Incidentally, action scenes also have their own internal structure. It shouldn’t drag on as an even series of dramatic events – it should have rising action, suspense, climax, release, etc. Like the overall scenes in a story, each moment of an action scene should arise from the one before and necessitate the one that follows, and it should all have momentum. The base variables need to be used in interesting ways. The trick that resolves it should be foreshadowed or a satisfying play on those base variables. Etc.
Action scenes are hard! Like anything with writing, you’ll have to practice your way through a lot of bad habits to get to something that works for readers. Think of the most exciting action scene you could imagine, write it, read it, show it to other people, feel embarrassed about it, read it again, set it aside, rinse, repeat. Scrap “exciting” and try going for “purposeful” or “deliberate” instead – write an action scene that tells you something about a character, write an action scene where everything is somehow foretold, even if it’s not graceful. Go back to writers whose scenes you’ve enjoyed, and see exactly what they do – not just what they’re describing, but exactly how they choose to illustrate every piece of information they decide to show you. How do they generate tension? How do they describe a complicated situation, and how little of it do they actually describe? How much did they force you to interpret, and what word or phrasing choices gave you an incentive to do so? The role of an author is often just to get out of the way of their own story, so that the reader is experiencing it as directly as possible. There are a thousand tricks for doing that, but finding your own path to expression will take time, practice, and a whole lot of learning from the best.
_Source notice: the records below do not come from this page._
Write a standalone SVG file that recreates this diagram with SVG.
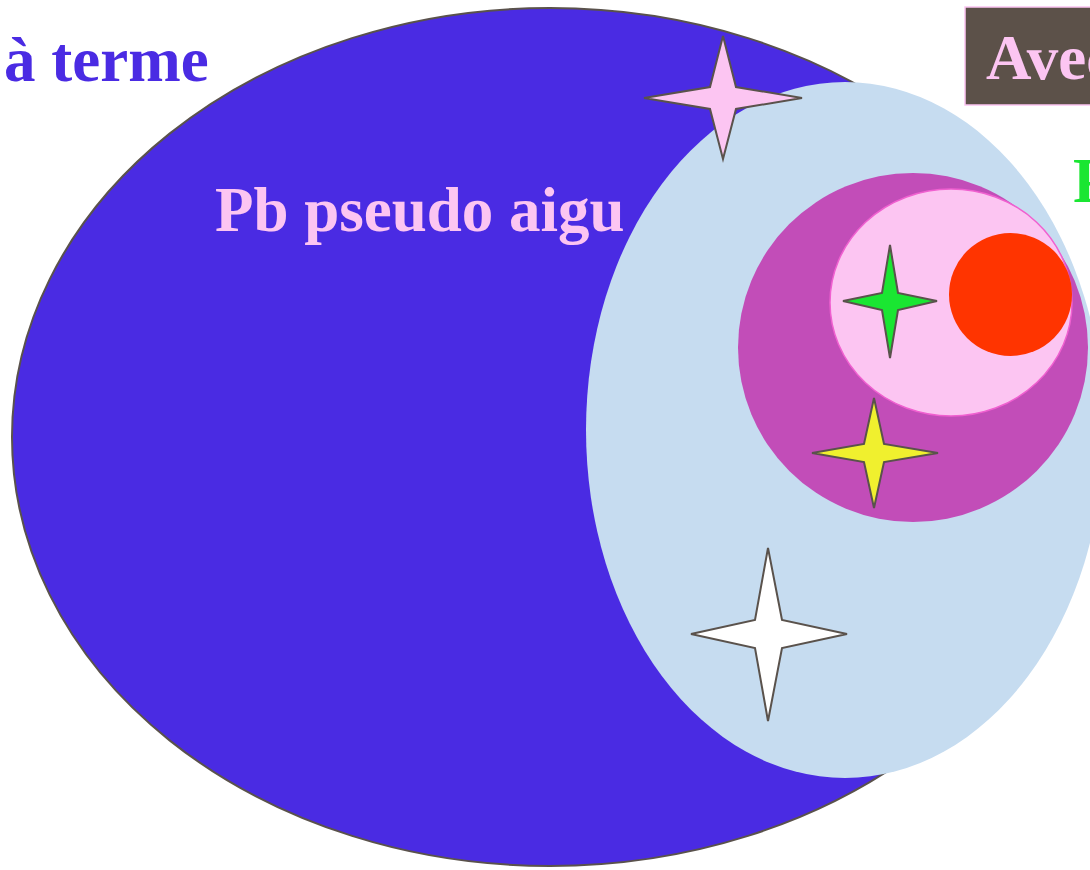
<svg xmlns="http://www.w3.org/2000/svg" width="1090" height="870" viewBox="0 0 1090 870">
<style>
.t{font-family:"Liberation Serif","Times New Roman",serif;font-weight:bold;font-size:63px}
.star{stroke:#5a524c;stroke-width:2;stroke-linejoin:miter}
</style>
<rect width="1090" height="870" fill="#ffffff"/>
<g id="ellipse-big"><ellipse cx="550" cy="437" rx="538" ry="429" fill="#4a2be3" stroke="#5a524c" stroke-width="2"/></g>
<g id="ellipse-lightblue"><ellipse cx="845" cy="430" rx="259" ry="348" fill="#c6dcf0"/></g>
<g id="circle-purple"><ellipse cx="913" cy="347.5" rx="175" ry="174.5" fill="#c24db8"/></g>
<g id="ellipse-pink"><ellipse cx="951" cy="302.5" rx="121" ry="113.5" fill="#fcc5f2" stroke="#f060d0" stroke-width="1.5"/></g>
<g id="circle-red"><circle cx="1010.5" cy="294.5" r="61.5" fill="#ff3400"/></g>
<g id="star-pink"><polygon class="star" fill="#fcc5f2" points="723,36 736,87 802,98 736,109 723,159 710,109 644,98 710,87"/></g>
<g id="star-green"><polygon class="star" fill="#1ae632" points="890,245 898,293 937,301 898,310 890,358 882,310 843,301 882,293"/></g>
<g id="star-yellow"><polygon class="star" fill="#f0f02e" points="874,398 884,444 938,453 884,462 874,508 864,462 812,453 864,444"/></g>
<g id="star-white"><polygon class="star" fill="#ffffff" points="768,548 782,620 847,634 782,648 768,721 755,648 691,634 755,620"/></g>
<g id="label-terme"><text class="t" x="4" y="81" fill="#4a2be3">à terme</text></g>
<g id="label-pseudo"><text class="t" x="215" y="231" fill="#fcc5f2">Pb pseudo aigu</text></g>
<g id="box-avec"><rect x="965" y="7" width="140" height="98" fill="#5c5149" stroke="#fcc5f2" stroke-width="1.5"/><text class="t" x="986" y="79" fill="#fcc5f2" font-size="66">Avec</text></g>
<g id="label-green"><text class="t" x="1073" y="202" fill="#1ae632">P</text></g>
<g id="connectors"/>
</svg>
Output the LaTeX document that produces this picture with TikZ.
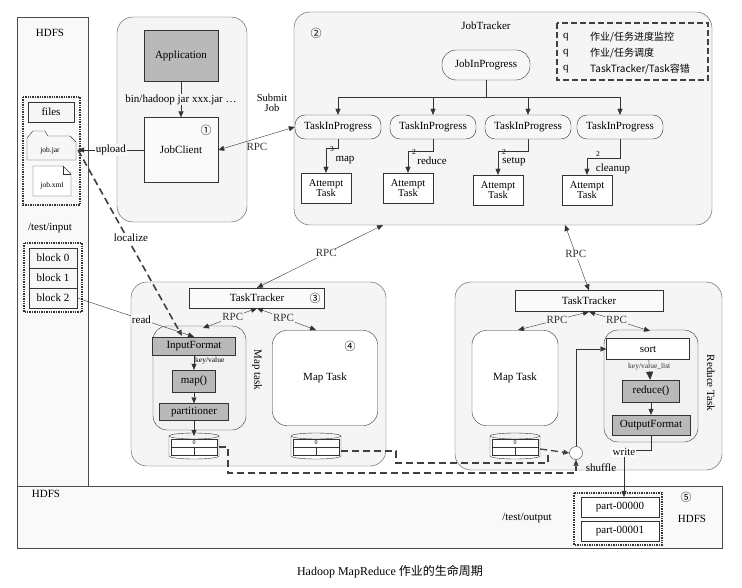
\documentclass[tikz,border=0pt]{standalone}
\usepackage{fontspec}
\setmainfont{Liberation Serif}
\newfontfamily\cjk{Noto Sans CJK SC}
\usetikzlibrary{arrows.meta,calc,shapes.geometric}
\begin{document}
\begin{tikzpicture}[x=1pt,y=-1pt,font=\fontsize{11}{12}\selectfont,
  >={Triangle[length=6pt,width=5pt]},
  cont/.style={draw=black!70,rounded corners=16pt,fill=gray!8},
  box/.style={draw=black!80,fill=gray!6,inner sep=1pt},
  dark/.style={draw=black!80,fill=gray!55,inner sep=1pt},
  pill/.style={draw=black!80,fill=gray!6,rounded corners=10pt,minimum width=86pt,minimum height=24pt,inner sep=1pt},
  att/.style={draw=black!80,fill=white,minimum width=50pt,minimum height=30pt,align=center,inner sep=1pt,font=\fontsize{10.5}{10.5}\selectfont},
  dotbox/.style={draw=black!80,densely dotted,line width=1.4pt},
  thickdash/.style={dashed,line width=1.6pt,dash pattern=on 7pt off 4pt},
  conn/.style={draw=black!80,->},
  small/.style={font=\fontsize{7.5}{8}\selectfont,inner sep=1pt}]
\useasboundingbox (0,0) rectangle (742,588);
% HDFS column and bottom bar
\draw[black!70,fill=gray!5] (17,17) rectangle (88,486);
\draw[black!70,fill=gray!5] (17,486) rectangle (722,548);
\node (hdfsA) at (50,33) {HDFS};
\node (hdfsB) at (46,494) {HDFS};
\draw[dotbox] (23,97) rectangle (80,205);
\node[box,minimum width=46pt,minimum height=20pt] (files) at (51,112) {files};
% job.jar folder
\draw[black!80,fill=gray!6] (27,160) -- (27,138) -- (33,131) -- (45,131) -- (48,136) -- (70,136) -- (76,142) -- (76,160) -- cycle;
\coordinate (jar) at (78,150);
\node[font=\fontsize{7.5}{8}\selectfont] (jarT) at (50,151) {job.jar};
% job.xml page
\draw[black!80,fill=white] (33,166) -- (63,166) -- (71,174) -- (71,196) -- (33,196) -- cycle;
\draw[black!80] (63,166) -- (63,174) -- (71,174);
\node[font=\fontsize{7.5}{8}\selectfont] (xmlT) at (52,186) {job.xml};
\node (tin) at (50,228) {/test/input};
\draw[dotbox] (24,243) rectangle (82,312);
\node[box,minimum width=48pt,minimum height=20pt] (b0) at (53,258) {block 0};
\node[box,minimum width=48pt,minimum height=20pt] (b1) at (53,278) {block 1};
\node[box,minimum width=48pt,minimum height=20pt] (b2) at (53,298) {block 2};
% JobClient container
\draw[cont] (117,17) rectangle (247,222);
\node[dark,minimum width=74pt,minimum height=51pt] (app) at (181,56) {Application};
\node[box,fill=gray!4,minimum width=74pt,minimum height=65pt] (jc) at (181,150) {JobClient};
\node[font=\cjk\fontsize{11}{11}\selectfont] (c1) at (206,130) {①};
\draw[conn] (app) -- node[fill=gray!8,inner sep=1pt] {bin/hadoop jar xxx.jar …} (jc);
% JobTracker container
\draw[cont] (294,12) rectangle (712,225);
\node[font=\cjk\fontsize{11}{11}\selectfont] (c2) at (316,33) {②};
\node (jt) at (486,26) {JobTracker};
\draw[draw=black!75,line width=1.3pt,dash pattern=on 6pt off 3pt] (557,23) rectangle (708,80);
\node[anchor=west,inner sep=0pt] (q1) at (563,37) {q};
\node[anchor=west,inner sep=0pt] (q2) at (563,53) {q};
\node[anchor=west,inner sep=0pt] (q3) at (563,69) {q};
\node[anchor=west,inner sep=0pt,font=\cjk\fontsize{10}{10}\selectfont] (t1) at (590,37) {作业/任务进度监控};
\node[anchor=west,inner sep=0pt,font=\cjk\fontsize{10}{10}\selectfont] (t2) at (590,53) {作业/任务调度};
\node[anchor=west,inner sep=0pt,font=\cjk\fontsize{10}{10}\selectfont] (t3) at (590,69) {TaskTracker/Task容错};
\node[pill,minimum width=88pt,minimum height=30pt,rounded corners=14pt] (jip) at (486,65) {JobInProgress};
\foreach \i/\x in {1/338,2/433,3/528,4/620}{
  \node[pill] (tip\i) at (\x,127) {TaskInProgress};}
\coordinate (bus) at (486,97);
\draw[black!80] (jip.south) -- (bus);
\draw[black!80] (338,97) -- (620,97);
\foreach \i in {1,2,3,4}{\draw[conn] (tip\i.north |- bus) -- (tip\i.north);}
\node[att] (at1) at (326,188) {Attempt\\Task};
\node[att] (at2) at (408,188) {Attempt\\Task};
\node[att] (at3) at (498,190) {Attempt\\Task};
\node[att] (at4) at (587,190) {Attempt\\Task};
\foreach \i/\yy in {1/148,2/151,3/151,4/158}{
  \draw[conn] (tip\i.south) -- ($(tip\i.south)+(0,\yy-139)$) -| (at\i.north);}
\node[small] at (332,149) {3};
\node[small] at (414,152) {2};
\node[small] at (504,152) {2};
\node[small] at (598,154) {2};
\node (lm) at (345,160) {map};
\node (lr) at (432,161) {reduce};
\node (ls) at (514,162) {setup};
\node (lc) at (613,169) {cleanup};
% JobClient <-> JobTracker
\draw[black!80,<->] (jc.east) -- node[pos=0.35,below right=-2pt] {RPC} (tip1.west);
\node[align=center,font=\fontsize{10.5}{10.5}\selectfont] (sj) at (272,103) {Submit\\Job};
\draw[conn] (jc.west) -- node[fill=gray!5,inner sep=1pt] {upload} (jar);
% Map TaskTracker container
\draw[cont] (131,282) rectangle (386,466);
\node[box,fill=gray!4,minimum width=135pt,minimum height=20pt] (tt1) at (257,298) {TaskTracker};
\node[font=\cjk\fontsize{11}{11}\selectfont] (c3) at (315,298) {③};
\draw[draw=black!80,fill=gray!10,rounded corners=14pt] (153,326) rectangle (246,430);
\node[rotate=-90] (mtl) at (257,370) {Map task};
\node[dark,minimum width=83pt,minimum height=18pt] (inf) at (194,346) {InputFormat};
\node[dark,minimum width=43pt,minimum height=22pt] (mapf) at (194,381) {map()};
\node[dark,minimum width=69pt,minimum height=17pt] (part) at (194,412) {partitioner};
\draw[conn] (inf) -- node[small,right=0pt,pos=0.4] {key/value} (mapf);
\draw[conn] (mapf) -- (part);
\node[draw=black!80,fill=white,rounded corners=14pt,minimum width=105pt,minimum height=95pt] (mt1) at (325,378) {Map Task};
\node[font=\cjk\fontsize{11}{11}\selectfont] (c4) at (350,346) {④};
% Reduce TaskTracker container
\draw[cont] (455,282) rectangle (722,470);
\node[box,fill=gray!4,minimum width=148pt,minimum height=21pt] (tt2) at (589,301) {TaskTracker};
\node[draw=black!80,fill=white,rounded corners=14pt,minimum width=86pt,minimum height=95pt] (mt2) at (515,378) {Map Task};
\draw[draw=black!80,fill=gray!10,rounded corners=14pt] (604,330) rectangle (698,442);
\node[rotate=-90] (rtl) at (711,383) {Reduce Task};
\node[box,fill=white,minimum width=83pt,minimum height=21pt] (sort) at (648,349) {sort};
\node[dark,minimum width=57pt,minimum height=22pt] (redf) at (651,391) {reduce()};
\node[dark,minimum width=78pt,minimum height=20pt] (outf) at (651,425) {OutputFormat};
\draw[black!80,-{Triangle[length=8pt,width=7pt]}] (sort) -- node[small,fill=gray!10,pos=0.35] {key/value\_list} (redf);
\draw[conn] (redf) -- (outf);
% disks
\newcommand\mydisk[2]{%
  \draw[black!80,fill=white] (#1-25,436) -- (#1-25,456) arc[start angle=180,end angle=360,x radius=25pt,y radius=3pt] -- (#1+25,436);
  \draw[black!80,fill=gray!10] (#1,436) ellipse[x radius=25pt,y radius=3pt];
  \draw[black!80] (#1-23,439) rectangle (#1+23,455);
  \draw[black!80] (#1-23,447) -- (#1+23,447) (#1,447) -- (#1,455);
  \node[font=\fontsize{6}{6}\selectfont,inner sep=0pt] at (#1,443) {0};}
\mydisk{194}{d1}
\mydisk{316}{d2}
\mydisk{515}{d3}
\coordinate (d1e) at (219,447);
\coordinate (d2e) at (341,451);
\coordinate (d3e) at (540,449);
\draw[conn] (part) -- (194,436);
% RPC arrows
\draw[black!80,<->] (383,225) -- node[fill=white,inner sep=1pt,pos=0.45] {RPC} (tt1.north);
\draw[black!80,<->] (565,225) -- node[fill=white,inner sep=1pt,pos=0.45] {RPC} (tt2.north);
\draw[black!80,<->] (tt1.south) -- node[fill=gray!8,inner sep=1pt,pos=0.45] {RPC} (203,328);
\draw[black!80,<->] (tt1.south) -- node[fill=gray!8,inner sep=1pt,pos=0.45] {RPC} (316,330);
\draw[black!80,<->] (tt2.south) -- node[fill=gray!8,inner sep=1pt,pos=0.45] {RPC} (518,330);
\draw[black!80,<->] (tt2.south) -- node[fill=gray!8,inner sep=1pt,pos=0.45] {RPC} (650,331);
% read & localize
\draw[conn] (b2.east) -- node[fill=gray!5,inner sep=1pt,pos=0.55] {read} (inf.north);
\draw[black!75,thickdash,->] (jar) -- (182,336);
\node[fill=white,inner sep=1pt] (loc) at (131,238) {localize};
% shuffle
\node[draw=black!80,fill=white,circle,minimum size=13pt,inner sep=0pt] (sh) at (576,453) {};
\node (shl) at (601,468) {shuffle};
\draw[conn] (sh.north) |- (sort.west);
\draw[black!75,thickdash,line width=1.3pt] (d1e) -- (228,447) -- (228,473) -| (576,466);
\draw[black!75,->] (576,467) -- (sh.south);
\draw[black!75,thickdash,line width=1.3pt] (d2e) -- (396,451) -- (396,463) -- (548,463) -- (548,453);
\draw[black!75,thickdash,line width=1.3pt,->] (d3e) -- (sh.west);
% output
\draw[dotbox] (574,493) rectangle (662,545);
\node[box,fill=white,minimum width=78pt,minimum height=20pt] (p0) at (620,507) {part-00000};
\node[box,fill=white,minimum width=78pt,minimum height=20pt] (p1) at (620,531) {part-00001};
\node[font=\cjk\fontsize{11}{11}\selectfont] (c5) at (686,497) {⑤};
\node (hdfsC) at (692,519) {HDFS};
\node (tout) at (527,518) {/test/output};
\draw[conn] (outf.south) -- (651,450) -- (624,450) -- node[pos=0.05,fill=white,inner sep=1pt] {write} (p0.north -| 624,0);
% caption
\node[font=\fontsize{12}{13}\selectfont] (cap) at (390,572) {Hadoop MapReduce {\cjk 作业的生命周期}};
\end{tikzpicture}
\end{document}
Definitely agree that over-telling is a huge danger here. It’s as though writing description of action motions follows a power law: you can get 80% of the action across with 20% of the writing, but the last 20% of the action would take 80% of the writing. That last 20% is simply not worth spending 5 times as long trying to get your point across.
I think when there is a primary POV character for the scene, emphasizing that character’s tactile, visual, and aural sensations can help the writer stay focused on the character’s experience in the scene and how that affects his or her decision-making. As you say, the scene needs to follow a logical progression toward climax, and most of the time, the POV character should be instrumental or integral to moving the scene forward in that way, through decisions and actions that reflect on the character’s state of mind (as he/she experiences the scene) or set of beliefs.
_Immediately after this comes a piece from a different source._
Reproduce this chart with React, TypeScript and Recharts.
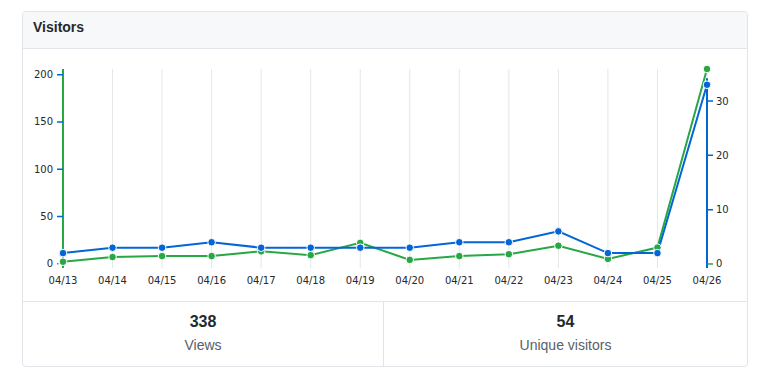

Yeah, getting very specific with the POV character’s senses is definitely a very good strategy here. That’s really just generally useful advice – a new writer’s first instinct is generally to “visualize a scene” and describe what they see, but bringing in scattered details from the other senses can do tremendous work in making a scene real.
Whenever the executions of actions scenes is brought up, I immediately go to this chapter of the webcomic Faans, in which they examine the same action scene as hypothetically executed by various comic artists, highlighting their different priorities.
For writing only, the biggest thing I want is consistency in prose with the non-action scenes. This isn’t animation, I don’t want the equivalent of sakuga making this sequence stand out from what came before, I want to be reading the same damn writing style I’ve been enjoying up to this point. A comedic dialogue-heavy style should not turn into a blow-by-blow account, and a detailed puzzle-thriller should not gloss over the actions for waxing philosophical.
Unless the shifts serve a thematic purpose, of course.
I personally like the William Goldman “Princess Bride” school: if in a hypothetical future “Good Parts” version your action scenes are abridged in favor of snarky parentheticals, you’re probably doing it wrong.
I agree with you that style in general shouldn’t change, but I think it’s perfectly reasonable to assume the way a character processes the world would change somewhat if they’re put in an immediate, high-stress situation. Even someone who’s the constant snarky commenter will probably be somewhat more brief in their thoughts when they’re running for their life, for example.
Yeah, it always comes back to purpose. If I can see that the shift in style has a point, I’ll be less likely to begrudge it.
On the other hand, I might still skim over it to get back to the parts I like. But that’s on me, not necessarily a reflection on the writing quality.
Especially for fanfiction, in which stories are generally meant to sate only one or two specific desires, (“I want more awesome/sex/angst/crack/etc.”) the consistency of style is key to my consumption, compared to original fiction, where I’m more open to the author’s vision spanning wider ranges.
Oh geez, wordpress ate my comment. It had a link in it, which is probably why, so could you check the spam/junk folder for it?
Rescued!
Hey, it’s my question. Neat.
Excellent advice. It’s pretty close to what I vaguely imagined I want my action scenes to be. It’s incredibly frustrating reading or watching narratives trying to map out every detail of a move within an action scene because of how counter to the goal immersion it is. Our minds process actions in real life based on our senses, but it certainly doesn’t inform us of them through exposition. There are obviously exceptions, but I imagine the general rule of framing an action scene is framing it as decisive. Decisiveness is purposefulness.
It’s such a natural instinct to screw up your own descriptions, too. It’s like the superfan of some show trying to sell you on it by over-describing every cool thing they love about it – they’ll never convince someone else that way, but they do it anyway.